Conflict Alerts # 514, 18 May 2022
In the news
On 16 May, Hungary's prime minister, Viktor Orban, on the EU proposal for an oil embargo on Russia. He said: "Every day Brussels abuses its power and tries to impose things on us that we do not want." Earlier, he mentioned that the decision would affect Hungary as its economy depends on Russian energy imports of more than 50 per cent. On 06 May, he rejected the EU's proposal saying the sanctions on the energy will have an effect equal to "nuclear bomb," on Hungary.
On 16 May, Lithuania's and Ireland's foreign ministers accused Hungary of its decision to veto the EU's oil embargo on Russia. Ireland's foreign minister, Simon Coveney said: "This is about a deterrent to the continuation of war. The sooner the EU can finalize that sixth sanctions package the better."
On 09 May, European Commission President Ursula von der Leyen met Orban to discuss Hungary's objection to the EU's oil ban. Post the discussion, she said: "This evening's discussion with PM Viktor Orban was helpful to clarify issues related to sanctions and energy security."
Issues at large
First, the equation between the EU and Hungary. The relations between Hungary and European Union have never been static. Especially under Orban, there have been domestic, regional, and international issues that have maintained the crack in Hungary-EU relations. At the domestic level, the government's misuse of the EU funds, democratic backsliding, manipulation of media, undermining courts, and provisions against LGBT have been the reason behind the rift. Looking at the regional level, the neighbouring countries Poland, Czech Republic, and Slovakia, tagging along with Hungary in misuse of the EU funds and democratic backsliding, had also challenged the EU's operations. At the international, Hungary's disagreement with the EU's sanctions on China during the crackdown on Hong Kong also created a similar situation where the EU could not step forward to support Hong Kong because of Hungary. Orban, keeping the economic relations with China on the front, denied supporting the EU. The same is repeated with Hungary's dependency on Russia's gas and oil.
Second, Hungary's dependency on Russia. The relations between Hungary and Russia go back to 2010. When Orban was re-elected, Russia, more than the economic ties had more focused on involving Hungary through politics, energy, and its elites. Keeping Hungary being a member of NATO and the EU, Russia has always concentrated on keeping the loop going on with Hungary to block the EU's foreign policy decisions and sanctions against Russia.
Third, the bargain. EU's trump card to bring Hungary under its control have always been through funding adjustment. One, though, promised to send cash and improve infrastructure from the richest EU countries. Two, by cutting down on EU funds keeping the rule of law and democratic backsliding reasons. This situation is reversing back in favour of Orban, as the EU wants his vote to pass the oil embargo. Hungary is currently demanding a five-year exception to phase out Russian oil import and a EUR 750 billion in exchange for a vote against Russia and indirectly to make EU funds flow back into Orban's cronies accounts which was restricted after the recent elections.

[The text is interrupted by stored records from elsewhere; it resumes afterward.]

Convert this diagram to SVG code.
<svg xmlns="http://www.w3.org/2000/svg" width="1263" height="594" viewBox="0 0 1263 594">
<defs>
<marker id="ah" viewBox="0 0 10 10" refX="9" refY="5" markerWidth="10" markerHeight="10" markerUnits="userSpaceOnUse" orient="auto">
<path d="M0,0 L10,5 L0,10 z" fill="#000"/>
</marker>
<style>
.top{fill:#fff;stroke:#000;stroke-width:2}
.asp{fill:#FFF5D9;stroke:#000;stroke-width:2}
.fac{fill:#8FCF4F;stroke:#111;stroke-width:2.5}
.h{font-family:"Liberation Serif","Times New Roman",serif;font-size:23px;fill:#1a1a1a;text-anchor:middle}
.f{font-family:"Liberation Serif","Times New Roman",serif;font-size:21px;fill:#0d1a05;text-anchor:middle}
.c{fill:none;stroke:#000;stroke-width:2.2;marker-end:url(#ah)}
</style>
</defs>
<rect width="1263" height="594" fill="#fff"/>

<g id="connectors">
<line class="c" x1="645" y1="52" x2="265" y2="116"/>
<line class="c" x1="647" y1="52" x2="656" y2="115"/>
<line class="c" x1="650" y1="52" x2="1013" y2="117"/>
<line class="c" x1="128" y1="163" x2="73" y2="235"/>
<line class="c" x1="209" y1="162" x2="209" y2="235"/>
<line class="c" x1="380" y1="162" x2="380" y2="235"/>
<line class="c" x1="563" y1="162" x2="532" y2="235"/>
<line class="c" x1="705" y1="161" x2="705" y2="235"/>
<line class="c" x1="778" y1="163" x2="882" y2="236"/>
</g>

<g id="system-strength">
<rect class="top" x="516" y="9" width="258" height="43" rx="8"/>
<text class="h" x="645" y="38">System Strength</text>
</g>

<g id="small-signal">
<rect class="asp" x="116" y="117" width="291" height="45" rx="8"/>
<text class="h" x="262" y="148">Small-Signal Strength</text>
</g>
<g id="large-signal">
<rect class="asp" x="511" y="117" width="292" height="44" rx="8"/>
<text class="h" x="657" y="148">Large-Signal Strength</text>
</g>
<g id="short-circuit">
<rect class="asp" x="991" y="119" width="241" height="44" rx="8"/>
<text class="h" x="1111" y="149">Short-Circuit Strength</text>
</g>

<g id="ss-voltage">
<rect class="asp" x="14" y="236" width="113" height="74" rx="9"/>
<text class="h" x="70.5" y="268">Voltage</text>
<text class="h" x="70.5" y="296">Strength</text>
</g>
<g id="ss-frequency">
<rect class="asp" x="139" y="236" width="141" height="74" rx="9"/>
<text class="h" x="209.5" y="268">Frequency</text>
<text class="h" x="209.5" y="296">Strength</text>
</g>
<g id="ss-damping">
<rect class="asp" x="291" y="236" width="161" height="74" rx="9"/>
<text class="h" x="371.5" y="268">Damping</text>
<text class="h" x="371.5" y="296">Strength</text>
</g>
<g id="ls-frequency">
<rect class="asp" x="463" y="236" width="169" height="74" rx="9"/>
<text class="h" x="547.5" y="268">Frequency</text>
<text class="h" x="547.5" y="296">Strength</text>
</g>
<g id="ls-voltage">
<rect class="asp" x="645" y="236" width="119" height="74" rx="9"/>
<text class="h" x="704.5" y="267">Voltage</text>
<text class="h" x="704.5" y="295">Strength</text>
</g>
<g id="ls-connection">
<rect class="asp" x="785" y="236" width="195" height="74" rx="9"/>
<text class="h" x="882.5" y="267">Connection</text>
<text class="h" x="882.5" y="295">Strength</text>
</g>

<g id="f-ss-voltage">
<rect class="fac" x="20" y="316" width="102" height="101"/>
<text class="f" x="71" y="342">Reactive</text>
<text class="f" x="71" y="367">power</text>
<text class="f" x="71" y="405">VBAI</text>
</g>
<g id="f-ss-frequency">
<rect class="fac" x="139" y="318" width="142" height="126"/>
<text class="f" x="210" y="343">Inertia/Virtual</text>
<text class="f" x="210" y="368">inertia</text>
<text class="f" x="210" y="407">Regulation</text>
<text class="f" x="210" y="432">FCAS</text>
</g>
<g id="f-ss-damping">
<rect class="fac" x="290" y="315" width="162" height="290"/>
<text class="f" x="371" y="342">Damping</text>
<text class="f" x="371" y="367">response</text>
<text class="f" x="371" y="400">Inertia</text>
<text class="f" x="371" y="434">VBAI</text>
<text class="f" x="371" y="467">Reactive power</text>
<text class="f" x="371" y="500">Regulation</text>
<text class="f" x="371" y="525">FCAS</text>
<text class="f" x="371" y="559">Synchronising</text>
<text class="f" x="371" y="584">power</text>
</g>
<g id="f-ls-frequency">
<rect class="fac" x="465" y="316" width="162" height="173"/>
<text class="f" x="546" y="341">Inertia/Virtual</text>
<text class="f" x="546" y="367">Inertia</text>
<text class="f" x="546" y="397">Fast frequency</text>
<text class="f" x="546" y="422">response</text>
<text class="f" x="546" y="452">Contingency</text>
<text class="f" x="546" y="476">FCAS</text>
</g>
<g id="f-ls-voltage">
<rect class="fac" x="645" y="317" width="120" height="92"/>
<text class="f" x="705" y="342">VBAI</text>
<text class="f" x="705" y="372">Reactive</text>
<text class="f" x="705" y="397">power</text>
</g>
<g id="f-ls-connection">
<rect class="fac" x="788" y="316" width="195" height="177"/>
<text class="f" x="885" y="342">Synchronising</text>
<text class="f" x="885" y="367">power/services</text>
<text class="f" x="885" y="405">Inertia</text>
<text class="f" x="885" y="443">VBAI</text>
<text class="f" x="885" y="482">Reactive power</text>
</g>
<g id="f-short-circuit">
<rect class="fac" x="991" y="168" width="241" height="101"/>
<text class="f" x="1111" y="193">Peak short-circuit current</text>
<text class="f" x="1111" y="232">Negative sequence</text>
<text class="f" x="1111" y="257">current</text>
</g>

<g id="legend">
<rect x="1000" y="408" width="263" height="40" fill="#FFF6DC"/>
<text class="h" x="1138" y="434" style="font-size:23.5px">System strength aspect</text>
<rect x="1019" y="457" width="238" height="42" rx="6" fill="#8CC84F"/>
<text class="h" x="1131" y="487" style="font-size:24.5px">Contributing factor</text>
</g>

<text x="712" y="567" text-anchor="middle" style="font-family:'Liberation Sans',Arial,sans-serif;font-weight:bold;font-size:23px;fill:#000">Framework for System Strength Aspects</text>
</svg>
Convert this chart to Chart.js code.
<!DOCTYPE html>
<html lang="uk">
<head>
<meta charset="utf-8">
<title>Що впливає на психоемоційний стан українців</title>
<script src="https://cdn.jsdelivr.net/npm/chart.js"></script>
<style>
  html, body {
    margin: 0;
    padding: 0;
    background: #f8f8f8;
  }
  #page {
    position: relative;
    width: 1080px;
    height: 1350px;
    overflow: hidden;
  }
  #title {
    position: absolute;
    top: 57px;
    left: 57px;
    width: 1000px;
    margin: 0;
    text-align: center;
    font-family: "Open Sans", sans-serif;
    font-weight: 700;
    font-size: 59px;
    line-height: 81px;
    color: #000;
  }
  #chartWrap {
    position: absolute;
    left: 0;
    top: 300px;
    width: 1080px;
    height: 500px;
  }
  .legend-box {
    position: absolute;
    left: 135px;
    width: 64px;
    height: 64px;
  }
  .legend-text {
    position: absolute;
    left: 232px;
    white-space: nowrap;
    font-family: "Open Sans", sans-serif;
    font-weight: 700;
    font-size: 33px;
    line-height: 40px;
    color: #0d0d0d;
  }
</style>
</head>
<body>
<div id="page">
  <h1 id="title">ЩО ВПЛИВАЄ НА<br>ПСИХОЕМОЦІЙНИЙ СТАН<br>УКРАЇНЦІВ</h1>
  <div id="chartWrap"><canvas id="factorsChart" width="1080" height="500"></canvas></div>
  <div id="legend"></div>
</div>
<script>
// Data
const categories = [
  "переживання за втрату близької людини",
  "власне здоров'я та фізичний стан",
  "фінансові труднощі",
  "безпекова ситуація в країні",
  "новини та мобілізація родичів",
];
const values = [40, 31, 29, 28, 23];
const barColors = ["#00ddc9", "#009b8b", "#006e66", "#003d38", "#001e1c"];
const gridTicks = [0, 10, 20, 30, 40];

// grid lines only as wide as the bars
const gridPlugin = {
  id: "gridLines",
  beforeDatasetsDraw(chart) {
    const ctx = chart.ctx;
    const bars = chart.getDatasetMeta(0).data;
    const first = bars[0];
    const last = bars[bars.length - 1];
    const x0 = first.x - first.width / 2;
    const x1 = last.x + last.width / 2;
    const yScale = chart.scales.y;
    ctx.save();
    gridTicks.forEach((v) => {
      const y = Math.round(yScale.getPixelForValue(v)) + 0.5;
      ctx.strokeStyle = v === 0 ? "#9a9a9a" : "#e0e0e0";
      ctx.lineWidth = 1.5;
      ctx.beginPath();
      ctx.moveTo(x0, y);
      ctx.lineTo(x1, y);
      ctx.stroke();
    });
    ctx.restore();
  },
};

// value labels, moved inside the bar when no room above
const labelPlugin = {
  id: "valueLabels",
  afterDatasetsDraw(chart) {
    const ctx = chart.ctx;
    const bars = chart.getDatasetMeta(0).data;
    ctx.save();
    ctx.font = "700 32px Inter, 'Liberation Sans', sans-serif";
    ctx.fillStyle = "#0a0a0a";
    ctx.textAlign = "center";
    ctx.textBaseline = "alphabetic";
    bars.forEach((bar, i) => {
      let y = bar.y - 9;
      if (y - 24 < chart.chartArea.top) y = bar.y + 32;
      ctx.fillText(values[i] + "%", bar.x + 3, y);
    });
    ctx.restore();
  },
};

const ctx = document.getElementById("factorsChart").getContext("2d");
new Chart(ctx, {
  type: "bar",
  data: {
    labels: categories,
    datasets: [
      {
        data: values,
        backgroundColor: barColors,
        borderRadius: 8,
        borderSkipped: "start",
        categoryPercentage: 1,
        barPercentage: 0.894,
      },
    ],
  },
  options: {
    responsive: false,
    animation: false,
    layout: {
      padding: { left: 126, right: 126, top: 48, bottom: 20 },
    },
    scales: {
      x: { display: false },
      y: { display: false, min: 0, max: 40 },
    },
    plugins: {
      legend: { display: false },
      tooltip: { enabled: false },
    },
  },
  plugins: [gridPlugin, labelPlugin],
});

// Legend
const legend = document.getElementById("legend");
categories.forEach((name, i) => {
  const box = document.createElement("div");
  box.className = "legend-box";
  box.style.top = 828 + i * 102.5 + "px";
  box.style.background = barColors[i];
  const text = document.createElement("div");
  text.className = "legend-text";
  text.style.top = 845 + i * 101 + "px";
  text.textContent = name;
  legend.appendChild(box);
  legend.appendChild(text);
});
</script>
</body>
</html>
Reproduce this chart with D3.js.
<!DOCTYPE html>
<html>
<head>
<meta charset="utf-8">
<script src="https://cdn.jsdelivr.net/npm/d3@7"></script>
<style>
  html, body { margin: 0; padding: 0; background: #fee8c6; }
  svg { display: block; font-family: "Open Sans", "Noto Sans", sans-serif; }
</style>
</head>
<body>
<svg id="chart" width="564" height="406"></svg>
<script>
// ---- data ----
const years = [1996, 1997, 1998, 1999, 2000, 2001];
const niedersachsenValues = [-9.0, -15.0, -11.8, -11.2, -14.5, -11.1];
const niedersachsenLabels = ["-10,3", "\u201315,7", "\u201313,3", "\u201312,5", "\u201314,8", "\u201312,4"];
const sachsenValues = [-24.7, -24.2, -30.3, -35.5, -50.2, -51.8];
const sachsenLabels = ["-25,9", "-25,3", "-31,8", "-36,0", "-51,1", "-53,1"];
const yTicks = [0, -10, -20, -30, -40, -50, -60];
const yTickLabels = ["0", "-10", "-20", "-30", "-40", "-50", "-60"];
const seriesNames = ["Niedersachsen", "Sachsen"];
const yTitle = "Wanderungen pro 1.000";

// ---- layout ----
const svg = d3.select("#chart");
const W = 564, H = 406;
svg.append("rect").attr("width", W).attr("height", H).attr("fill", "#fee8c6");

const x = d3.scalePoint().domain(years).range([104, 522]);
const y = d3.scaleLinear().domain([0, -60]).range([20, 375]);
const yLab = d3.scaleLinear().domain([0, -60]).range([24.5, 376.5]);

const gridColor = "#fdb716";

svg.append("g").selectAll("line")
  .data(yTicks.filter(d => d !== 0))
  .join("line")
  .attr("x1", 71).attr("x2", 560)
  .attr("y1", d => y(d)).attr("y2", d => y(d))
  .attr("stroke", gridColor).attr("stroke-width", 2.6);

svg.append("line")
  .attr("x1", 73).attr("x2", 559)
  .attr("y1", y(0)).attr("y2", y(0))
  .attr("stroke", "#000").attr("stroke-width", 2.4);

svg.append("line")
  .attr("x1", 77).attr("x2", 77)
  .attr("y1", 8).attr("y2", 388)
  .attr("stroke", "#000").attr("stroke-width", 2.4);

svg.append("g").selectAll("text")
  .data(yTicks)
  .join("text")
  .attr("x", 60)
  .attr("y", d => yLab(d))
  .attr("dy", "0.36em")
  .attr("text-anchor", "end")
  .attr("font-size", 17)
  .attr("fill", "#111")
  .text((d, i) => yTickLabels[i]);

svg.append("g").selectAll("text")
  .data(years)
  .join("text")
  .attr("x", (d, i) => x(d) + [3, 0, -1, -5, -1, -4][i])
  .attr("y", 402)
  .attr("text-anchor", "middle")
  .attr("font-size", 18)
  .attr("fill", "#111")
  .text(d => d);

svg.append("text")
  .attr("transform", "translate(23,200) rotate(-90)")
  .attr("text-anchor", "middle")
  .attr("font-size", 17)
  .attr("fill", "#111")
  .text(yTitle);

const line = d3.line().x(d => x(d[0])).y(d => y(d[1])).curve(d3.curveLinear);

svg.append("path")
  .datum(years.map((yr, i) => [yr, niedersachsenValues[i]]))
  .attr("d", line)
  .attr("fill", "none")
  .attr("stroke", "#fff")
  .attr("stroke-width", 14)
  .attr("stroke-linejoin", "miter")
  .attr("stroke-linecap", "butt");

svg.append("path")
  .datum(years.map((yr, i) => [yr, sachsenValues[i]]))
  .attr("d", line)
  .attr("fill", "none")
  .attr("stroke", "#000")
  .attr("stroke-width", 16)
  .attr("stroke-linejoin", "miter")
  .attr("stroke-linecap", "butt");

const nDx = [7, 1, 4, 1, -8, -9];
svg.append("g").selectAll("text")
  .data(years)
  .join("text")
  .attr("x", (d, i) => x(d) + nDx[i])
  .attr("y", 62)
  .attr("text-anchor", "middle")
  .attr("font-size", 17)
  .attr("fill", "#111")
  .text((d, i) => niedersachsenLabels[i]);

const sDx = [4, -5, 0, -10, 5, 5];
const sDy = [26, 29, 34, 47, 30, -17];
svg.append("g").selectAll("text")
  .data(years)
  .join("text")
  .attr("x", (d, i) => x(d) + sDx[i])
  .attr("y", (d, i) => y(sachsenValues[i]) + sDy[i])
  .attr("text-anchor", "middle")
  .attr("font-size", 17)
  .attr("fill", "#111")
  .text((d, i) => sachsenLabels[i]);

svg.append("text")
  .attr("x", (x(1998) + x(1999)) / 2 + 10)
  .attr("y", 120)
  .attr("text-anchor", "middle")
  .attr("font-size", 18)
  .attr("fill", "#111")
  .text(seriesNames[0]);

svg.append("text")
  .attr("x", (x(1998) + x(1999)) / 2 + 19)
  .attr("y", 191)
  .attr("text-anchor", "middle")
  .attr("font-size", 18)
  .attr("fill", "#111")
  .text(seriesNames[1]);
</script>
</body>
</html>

First, Hungary's bloc to EU's sanctions will impact the EU's proposal to the oil embargo, but this will also sideline Hungary from Europe. There has been a shift in relations with the regional neighbours of Hungary post the Ukraine war. Poland, Slovakia, Bulgaria and the Czech Republic have turned in favour of the EU; the perception has changed positively with the intake of refugees and support to Ukraine. Hence Hungary's rejection of the oil ban might lead the EU countries to opt for the ban individually, which leads to Hungary's isolation for its stance favouring Russia.
Second, Russia has succeeded in breaking European unity. However, it will face the hardship of economic sanctions from the EU countries and a big challenge in diverting its gas and oil supplies from the European market.
Third, there is also another possibility that without a united EU ban on phasing out the Russian energy exports might lead to a more significant split amongst the EU member states in taking an individual stance against Russia, considering the loss to their economies. This will turn in favour of Russia to play its big power politics over the small economy states of the EU.